▶ _WORK REQUIRED_
Reproduce the listing below exactly, minus its pictures.

Start RECORDED DATA

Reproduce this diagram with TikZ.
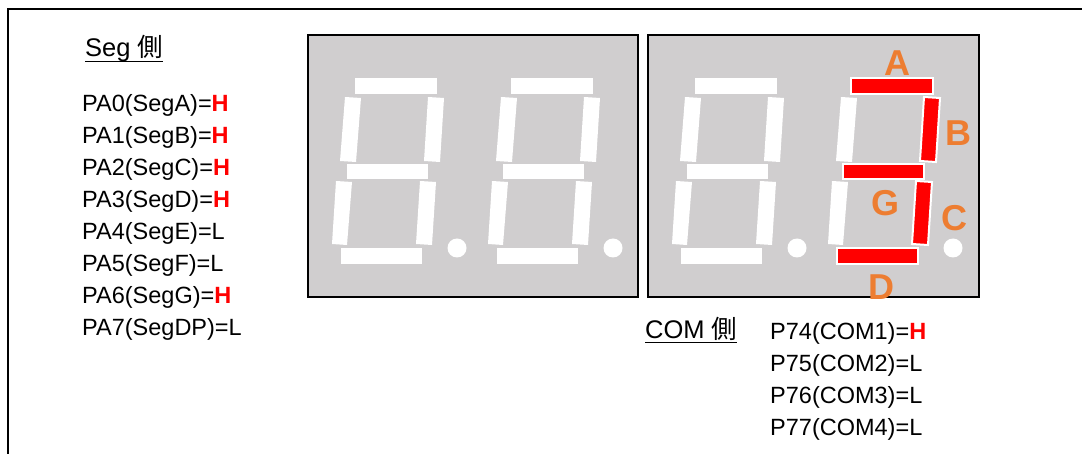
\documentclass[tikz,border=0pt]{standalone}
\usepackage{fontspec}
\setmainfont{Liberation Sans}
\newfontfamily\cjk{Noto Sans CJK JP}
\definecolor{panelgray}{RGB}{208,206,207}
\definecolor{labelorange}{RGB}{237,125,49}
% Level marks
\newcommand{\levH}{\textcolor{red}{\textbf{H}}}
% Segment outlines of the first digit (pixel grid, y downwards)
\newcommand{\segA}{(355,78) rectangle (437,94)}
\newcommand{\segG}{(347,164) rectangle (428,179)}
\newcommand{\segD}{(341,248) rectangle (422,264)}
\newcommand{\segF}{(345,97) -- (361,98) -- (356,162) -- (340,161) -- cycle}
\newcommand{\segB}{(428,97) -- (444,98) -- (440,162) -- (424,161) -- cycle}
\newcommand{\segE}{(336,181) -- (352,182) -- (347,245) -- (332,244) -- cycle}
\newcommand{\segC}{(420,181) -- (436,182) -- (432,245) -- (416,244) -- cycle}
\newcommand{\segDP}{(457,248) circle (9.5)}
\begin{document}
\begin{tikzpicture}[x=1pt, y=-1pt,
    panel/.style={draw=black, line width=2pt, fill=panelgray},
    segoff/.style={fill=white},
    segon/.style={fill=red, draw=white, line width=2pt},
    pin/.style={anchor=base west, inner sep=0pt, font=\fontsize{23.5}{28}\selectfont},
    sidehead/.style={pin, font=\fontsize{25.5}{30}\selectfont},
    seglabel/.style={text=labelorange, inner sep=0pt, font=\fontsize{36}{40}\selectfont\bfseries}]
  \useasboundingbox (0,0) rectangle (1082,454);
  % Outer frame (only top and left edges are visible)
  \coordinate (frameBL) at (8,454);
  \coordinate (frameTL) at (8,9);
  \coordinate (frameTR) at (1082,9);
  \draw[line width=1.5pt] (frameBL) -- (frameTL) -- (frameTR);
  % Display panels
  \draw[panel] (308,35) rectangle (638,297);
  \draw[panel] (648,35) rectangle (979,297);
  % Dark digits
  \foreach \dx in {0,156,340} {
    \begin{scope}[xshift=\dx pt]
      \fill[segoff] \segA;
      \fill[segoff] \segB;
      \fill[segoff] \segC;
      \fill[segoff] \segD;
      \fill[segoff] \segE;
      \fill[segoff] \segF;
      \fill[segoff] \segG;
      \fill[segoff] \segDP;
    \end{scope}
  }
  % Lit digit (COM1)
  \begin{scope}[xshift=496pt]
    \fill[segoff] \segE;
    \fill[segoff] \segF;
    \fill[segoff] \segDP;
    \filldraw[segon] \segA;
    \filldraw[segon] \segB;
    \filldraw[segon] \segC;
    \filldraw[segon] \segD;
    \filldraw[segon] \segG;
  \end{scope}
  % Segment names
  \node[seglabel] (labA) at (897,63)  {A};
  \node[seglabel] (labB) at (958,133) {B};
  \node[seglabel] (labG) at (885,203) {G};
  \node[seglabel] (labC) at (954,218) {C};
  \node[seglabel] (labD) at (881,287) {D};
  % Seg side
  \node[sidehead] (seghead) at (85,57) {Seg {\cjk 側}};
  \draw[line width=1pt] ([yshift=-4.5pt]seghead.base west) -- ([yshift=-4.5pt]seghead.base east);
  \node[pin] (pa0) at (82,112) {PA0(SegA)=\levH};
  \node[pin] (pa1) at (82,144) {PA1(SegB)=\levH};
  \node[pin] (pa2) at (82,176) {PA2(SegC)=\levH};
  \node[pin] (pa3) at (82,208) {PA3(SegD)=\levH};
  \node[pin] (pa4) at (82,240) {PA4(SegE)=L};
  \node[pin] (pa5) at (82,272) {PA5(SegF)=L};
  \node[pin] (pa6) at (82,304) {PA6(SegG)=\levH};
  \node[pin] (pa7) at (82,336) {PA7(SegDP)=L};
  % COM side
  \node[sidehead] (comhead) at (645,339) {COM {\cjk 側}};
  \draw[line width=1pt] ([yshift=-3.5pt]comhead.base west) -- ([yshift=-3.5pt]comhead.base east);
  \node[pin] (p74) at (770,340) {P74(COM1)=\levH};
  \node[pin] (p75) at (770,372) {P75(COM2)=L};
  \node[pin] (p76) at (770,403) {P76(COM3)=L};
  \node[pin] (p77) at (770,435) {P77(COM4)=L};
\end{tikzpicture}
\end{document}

End RECORDED DATA

▶ _WRITTEN REPLY_
Reproduce this diagram with TikZ.
\documentclass[tikz,border=0pt]{standalone}
\usepackage{fontspec}
\setmainfont{Liberation Sans}
\newfontfamily\cjk{Noto Sans CJK JP}
\definecolor{panelgray}{RGB}{208,206,207}
\definecolor{labelorange}{RGB}{237,125,49}
% Level marks
\newcommand{\levH}{\textcolor{red}{\textbf{H}}}
% Segment outlines of the first digit (pixel grid, y downwards)
\newcommand{\segA}{(355,78) rectangle (437,94)}
\newcommand{\segG}{(347,164) rectangle (428,179)}
\newcommand{\segD}{(341,248) rectangle (422,264)}
\newcommand{\segF}{(345,97) -- (361,98) -- (356,162) -- (340,161) -- cycle}
\newcommand{\segB}{(428,97) -- (444,98) -- (440,162) -- (424,161) -- cycle}
\newcommand{\segE}{(336,181) -- (352,182) -- (347,245) -- (332,244) -- cycle}
\newcommand{\segC}{(420,181) -- (436,182) -- (432,245) -- (416,244) -- cycle}
\newcommand{\segDP}{(457,248) circle (9.5)}
\begin{document}
\begin{tikzpicture}[x=1pt, y=-1pt,
    panel/.style={draw=black, line width=2pt, fill=panelgray},
    segoff/.style={fill=white},
    segon/.style={fill=red, draw=white, line width=2pt},
    pin/.style={anchor=base west, inner sep=0pt, font=\fontsize{23.5}{28}\selectfont},
    sidehead/.style={pin, font=\fontsize{25.5}{30}\selectfont},
    seglabel/.style={text=labelorange, inner sep=0pt, font=\fontsize{36}{40}\selectfont\bfseries}]
  \useasboundingbox (0,0) rectangle (1082,454);
  % Outer frame (only top and left edges are visible)
  \coordinate (frameBL) at (8,454);
  \coordinate (frameTL) at (8,9);
  \coordinate (frameTR) at (1082,9);
  \draw[line width=1.5pt] (frameBL) -- (frameTL) -- (frameTR);
  % Display panels
  \draw[panel] (308,35) rectangle (638,297);
  \draw[panel] (648,35) rectangle (979,297);
  % Dark digits
  \foreach \dx in {0,156,340} {
    \begin{scope}[xshift=\dx pt]
      \fill[segoff] \segA;
      \fill[segoff] \segB;
      \fill[segoff] \segC;
      \fill[segoff] \segD;
      \fill[segoff] \segE;
      \fill[segoff] \segF;
      \fill[segoff] \segG;
      \fill[segoff] \segDP;
    \end{scope}
  }
  % Lit digit (COM1)
  \begin{scope}[xshift=496pt]
    \fill[segoff] \segE;
    \fill[segoff] \segF;
    \fill[segoff] \segDP;
    \filldraw[segon] \segA;
    \filldraw[segon] \segB;
    \filldraw[segon] \segC;
    \filldraw[segon] \segD;
    \filldraw[segon] \segG;
  \end{scope}
  % Segment names
  \node[seglabel] (labA) at (897,63)  {A};
  \node[seglabel] (labB) at (958,133) {B};
  \node[seglabel] (labG) at (885,203) {G};
  \node[seglabel] (labC) at (954,218) {C};
  \node[seglabel] (labD) at (881,287) {D};
  % Seg side
  \node[sidehead] (seghead) at (85,57) {Seg {\cjk 側}};
  \draw[line width=1pt] ([yshift=-4.5pt]seghead.base west) -- ([yshift=-4.5pt]seghead.base east);
  \node[pin] (pa0) at (82,112) {PA0(SegA)=\levH};
  \node[pin] (pa1) at (82,144) {PA1(SegB)=\levH};
  \node[pin] (pa2) at (82,176) {PA2(SegC)=\levH};
  \node[pin] (pa3) at (82,208) {PA3(SegD)=\levH};
  \node[pin] (pa4) at (82,240) {PA4(SegE)=L};
  \node[pin] (pa5) at (82,272) {PA5(SegF)=L};
  \node[pin] (pa6) at (82,304) {PA6(SegG)=\levH};
  \node[pin] (pa7) at (82,336) {PA7(SegDP)=L};
  % COM side
  \node[sidehead] (comhead) at (645,339) {COM {\cjk 側}};
  \draw[line width=1pt] ([yshift=-3.5pt]comhead.base west) -- ([yshift=-3.5pt]comhead.base east);
  \node[pin] (p74) at (770,340) {P74(COM1)=\levH};
  \node[pin] (p75) at (770,372) {P75(COM2)=L};
  \node[pin] (p76) at (770,403) {P76(COM3)=L};
  \node[pin] (p77) at (770,435) {P77(COM4)=L};
\end{tikzpicture}
\end{document}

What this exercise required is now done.